Calculate policy loss for Soft-Actor Critic agent. See paper here: https://arxiv.org/abs/1801.01290

Args:

  • states (torch.Tensor): Input states for the policy.
  • qfunc1 (nn.Module): First Q-function in SAC agent.
  • qfunc2 (nn.Module): Second Q-function in SAC agent.
  • policy (nn.Module): Policy network.
  • alpha (float): alpha factor for entropy-regularized policy loss.

Returns:

  • loss_policy (torch.Tensor): The policy loss term.
  • policy_info (dict): Useful logging info for the policy.

sac_qfunc_loss[source]

sac_qfunc_loss(data, qfunc1:Module, qfunc2:Module, qfunc1_target:Module, qfunc2_target:Module, policy:Module, gamma:Optional[float]=0.99, alpha:Optional[float]=0.2)

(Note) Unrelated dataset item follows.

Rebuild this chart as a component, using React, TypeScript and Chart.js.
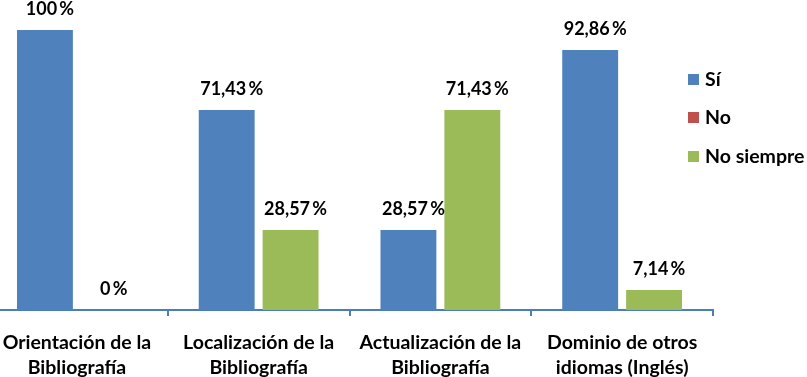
import React, { useEffect, useRef } from 'react';
import { Chart, registerables } from 'chart.js';

Chart.register(...registerables);

const categories = [
  ['Orientación de la', 'Bibliografía'],
  ['Localización de la', 'Bibliografía'],
  ['Actualización de la', 'Bibliografía'],
  ['Dominio de otros', 'idiomas (Inglés)'],
];
const seriesNames = ['Sí', 'No', 'No siempre'];
const siValues = [100, 71.43, 28.57, 92.86];
const noValues = [0, null, null, null];
const noSiempreValues = [null, 28.57, 71.43, 7.14];
const seriesColors = ['#4F81BD', '#C0504D', '#9BBB59'];

const FONT_FAMILY = 'Lato';
const FONT_SIZE = 19.5;
const FONT = `bold ${FONT_SIZE}px ${FONT_FAMILY}`;
const LABEL_FONT = `bold 18px ${FONT_FAMILY}`;

function fmt(v: number): string {
  const s = Number.isInteger(v) ? String(v) : v.toFixed(2).replace('.', ',');
  return s + '\u2009%';
}

const dataLabelPlugin = {
  id: 'dataLabels',
  afterDatasetsDraw(chart: any) {
    const ctx = chart.ctx;
    ctx.save();
    ctx.font = LABEL_FONT;
    ctx.fillStyle = '#000000';
    ctx.textAlign = 'center';
    ctx.textBaseline = 'middle';
    chart.data.datasets.forEach((ds: any, di: number) => {
      const meta = chart.getDatasetMeta(di);
      meta.data.forEach((el: any, i: number) => {
        const v = ds.data[i];
        if (v === null || v === undefined) return;
        ctx.fillText(fmt(v), el.x + 5, el.y - 21);
      });
    });
    ctx.restore();
  },
};

const legendPlugin = {
  id: 'customLegend',
  afterDraw(chart: any) {
    const ctx = chart.ctx;
    ctx.save();
    ctx.font = FONT;
    ctx.textAlign = 'left';
    ctx.textBaseline = 'middle';
    const x0 = 712;
    const ys = [80, 118, 157];
    chart.data.datasets.forEach((ds: any, i: number) => {
      ctx.fillStyle = ds.backgroundColor;
      ctx.fillRect(x0, ys[i] - 6, 11, 11);
      ctx.fillStyle = '#000000';
      ctx.fillText(ds.label, x0 + 17, ys[i]);
    });
    ctx.restore();
  },
};

export default function App() {
  const ref = useRef<HTMLCanvasElement | null>(null);

  useEffect(() => {
    if (!ref.current) return;
    const chart = new Chart(ref.current, {
      type: 'bar',
      data: {
        labels: categories as any,
        datasets: [
          { label: seriesNames[0], data: siValues, backgroundColor: seriesColors[0] },
          { label: seriesNames[1], data: noValues as any, backgroundColor: seriesColors[1] },
          { label: seriesNames[2], data: noSiempreValues as any, backgroundColor: seriesColors[2] },
        ],
      },
      options: {
        animation: false,
        responsive: false,
        devicePixelRatio: 1,
        layout: { padding: { left: 10, right: 94, top: 30, bottom: 0 } },
        datasets: {
          bar: {
            skipNull: true,
            categoryPercentage: 0.703,
            barPercentage: 0.875,
          },
        },
        plugins: {
          legend: { display: false },
          tooltip: { enabled: false },
        },
        scales: {
          y: {
            display: false,
            min: 0,
            max: 100,
          },
          x: {
            afterFit: (scale: any) => {
              scale.height = 67;
            },
            grid: {
              display: true,
              drawOnChartArea: false,
              drawTicks: true,
              tickLength: 6,
              offset: true,
              color: '#4A7EBB',
              lineWidth: 2,
            },
            border: { display: true, color: '#4A7EBB', width: 2 },
            ticks: {
              color: '#000000',
              padding: 14,
              font: { family: FONT_FAMILY, size: FONT_SIZE, weight: 'bold', lineHeight: '25px' },
            },
          },
        },
      },
      plugins: [dataLabelPlugin, legendPlugin],
    });
    return () => chart.destroy();
  }, []);

  return (
    <div style={{ position: 'fixed', left: 0, top: 0, width: 807, height: 377, overflow: 'hidden', background: '#ffffff' }}>
      <canvas ref={ref} width={831} height={377} style={{ position: 'absolute', left: -24, top: 0, width: 831, height: 377 }} />
    </div>
  );
}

Q-function loss for Soft-Actor Critic agent.

Args:

  • data (tuple of torch.Tensor): input data batch. Contains 5 PyTorch Tensors. The tensors contain the following: (states, next_states, actions, rewards, dones).
  • qfunc1 (nn.Module): First Q-function network being trained.
  • qfunc2 (nn.Module): Other Q-function network being trained.
  • qfunc1_target (nn.Module): First Q-function target network.
  • qfunc2_target (nn.Module): Other Q-function target network.
  • policy (nn.Module): Policy network.
  • gamma (float): Gamma discount factor.
  • alpha (float): Loss term alpha factor.

Returns:

  • loss_q (torch.Tensor): SAC loss for the Q-function.
  • loss_info (dict): Dictionary containing useful loss info for logging.